#### SOURCE EXCERPT
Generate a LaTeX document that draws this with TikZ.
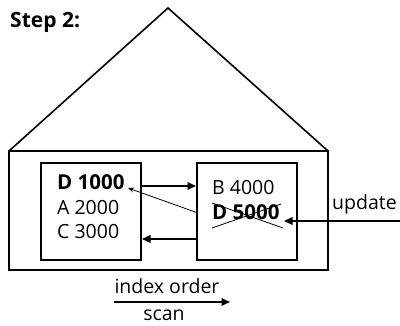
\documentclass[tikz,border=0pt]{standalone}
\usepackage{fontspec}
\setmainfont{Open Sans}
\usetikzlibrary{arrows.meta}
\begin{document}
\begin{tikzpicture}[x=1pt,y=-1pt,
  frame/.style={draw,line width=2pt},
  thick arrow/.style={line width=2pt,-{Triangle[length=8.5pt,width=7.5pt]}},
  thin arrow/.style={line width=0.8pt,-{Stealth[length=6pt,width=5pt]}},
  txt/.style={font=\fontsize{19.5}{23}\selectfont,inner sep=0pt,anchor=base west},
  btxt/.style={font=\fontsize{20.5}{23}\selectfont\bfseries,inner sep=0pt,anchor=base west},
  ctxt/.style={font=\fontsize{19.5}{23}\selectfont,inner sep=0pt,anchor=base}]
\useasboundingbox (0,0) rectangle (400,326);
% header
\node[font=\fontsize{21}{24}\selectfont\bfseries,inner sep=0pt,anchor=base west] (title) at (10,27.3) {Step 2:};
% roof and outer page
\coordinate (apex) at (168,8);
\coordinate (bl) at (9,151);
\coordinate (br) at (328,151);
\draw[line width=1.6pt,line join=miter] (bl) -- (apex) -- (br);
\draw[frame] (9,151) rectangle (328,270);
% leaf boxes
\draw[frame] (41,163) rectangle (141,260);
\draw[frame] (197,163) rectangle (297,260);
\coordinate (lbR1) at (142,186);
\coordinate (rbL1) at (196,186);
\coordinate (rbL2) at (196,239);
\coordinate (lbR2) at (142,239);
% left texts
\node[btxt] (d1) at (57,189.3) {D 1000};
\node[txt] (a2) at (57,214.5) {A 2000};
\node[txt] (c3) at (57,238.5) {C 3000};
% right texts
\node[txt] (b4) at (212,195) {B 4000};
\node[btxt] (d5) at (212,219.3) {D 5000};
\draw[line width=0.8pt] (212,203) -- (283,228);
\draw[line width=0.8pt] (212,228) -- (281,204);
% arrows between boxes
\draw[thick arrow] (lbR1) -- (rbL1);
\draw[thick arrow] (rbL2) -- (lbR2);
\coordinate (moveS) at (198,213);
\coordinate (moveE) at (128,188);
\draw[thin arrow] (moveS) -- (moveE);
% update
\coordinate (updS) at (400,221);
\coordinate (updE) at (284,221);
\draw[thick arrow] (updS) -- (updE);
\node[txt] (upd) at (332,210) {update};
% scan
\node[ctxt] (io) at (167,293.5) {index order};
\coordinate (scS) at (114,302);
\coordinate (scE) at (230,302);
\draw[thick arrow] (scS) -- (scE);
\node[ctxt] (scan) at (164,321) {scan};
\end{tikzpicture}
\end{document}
########
== TASK REQUIREMENTS ==
Copy the material above exactly and drop the pictures.

== TASK RESPONSE ==
Generate a LaTeX document that draws this with TikZ.
\documentclass[tikz,border=0pt]{standalone}
\usepackage{fontspec}
\setmainfont{Open Sans}
\usetikzlibrary{arrows.meta}
\begin{document}
\begin{tikzpicture}[x=1pt,y=-1pt,
  frame/.style={draw,line width=2pt},
  thick arrow/.style={line width=2pt,-{Triangle[length=8.5pt,width=7.5pt]}},
  thin arrow/.style={line width=0.8pt,-{Stealth[length=6pt,width=5pt]}},
  txt/.style={font=\fontsize{19.5}{23}\selectfont,inner sep=0pt,anchor=base west},
  btxt/.style={font=\fontsize{20.5}{23}\selectfont\bfseries,inner sep=0pt,anchor=base west},
  ctxt/.style={font=\fontsize{19.5}{23}\selectfont,inner sep=0pt,anchor=base}]
\useasboundingbox (0,0) rectangle (400,326);
% header
\node[font=\fontsize{21}{24}\selectfont\bfseries,inner sep=0pt,anchor=base west] (title) at (10,27.3) {Step 2:};
% roof and outer page
\coordinate (apex) at (168,8);
\coordinate (bl) at (9,151);
\coordinate (br) at (328,151);
\draw[line width=1.6pt,line join=miter] (bl) -- (apex) -- (br);
\draw[frame] (9,151) rectangle (328,270);
% leaf boxes
\draw[frame] (41,163) rectangle (141,260);
\draw[frame] (197,163) rectangle (297,260);
\coordinate (lbR1) at (142,186);
\coordinate (rbL1) at (196,186);
\coordinate (rbL2) at (196,239);
\coordinate (lbR2) at (142,239);
% left texts
\node[btxt] (d1) at (57,189.3) {D 1000};
\node[txt] (a2) at (57,214.5) {A 2000};
\node[txt] (c3) at (57,238.5) {C 3000};
% right texts
\node[txt] (b4) at (212,195) {B 4000};
\node[btxt] (d5) at (212,219.3) {D 5000};
\draw[line width=0.8pt] (212,203) -- (283,228);
\draw[line width=0.8pt] (212,228) -- (281,204);
% arrows between boxes
\draw[thick arrow] (lbR1) -- (rbL1);
\draw[thick arrow] (rbL2) -- (lbR2);
\coordinate (moveS) at (198,213);
\coordinate (moveE) at (128,188);
\draw[thin arrow] (moveS) -- (moveE);
% update
\coordinate (updS) at (400,221);
\coordinate (updE) at (284,221);
\draw[thick arrow] (updS) -- (updE);
\node[txt] (upd) at (332,210) {update};
% scan
\node[ctxt] (io) at (167,293.5) {index order};
\coordinate (scS) at (114,302);
\coordinate (scE) at (230,302);
\draw[thick arrow] (scS) -- (scE);
\node[ctxt] (scan) at (164,321) {scan};
\end{tikzpicture}
\end{document}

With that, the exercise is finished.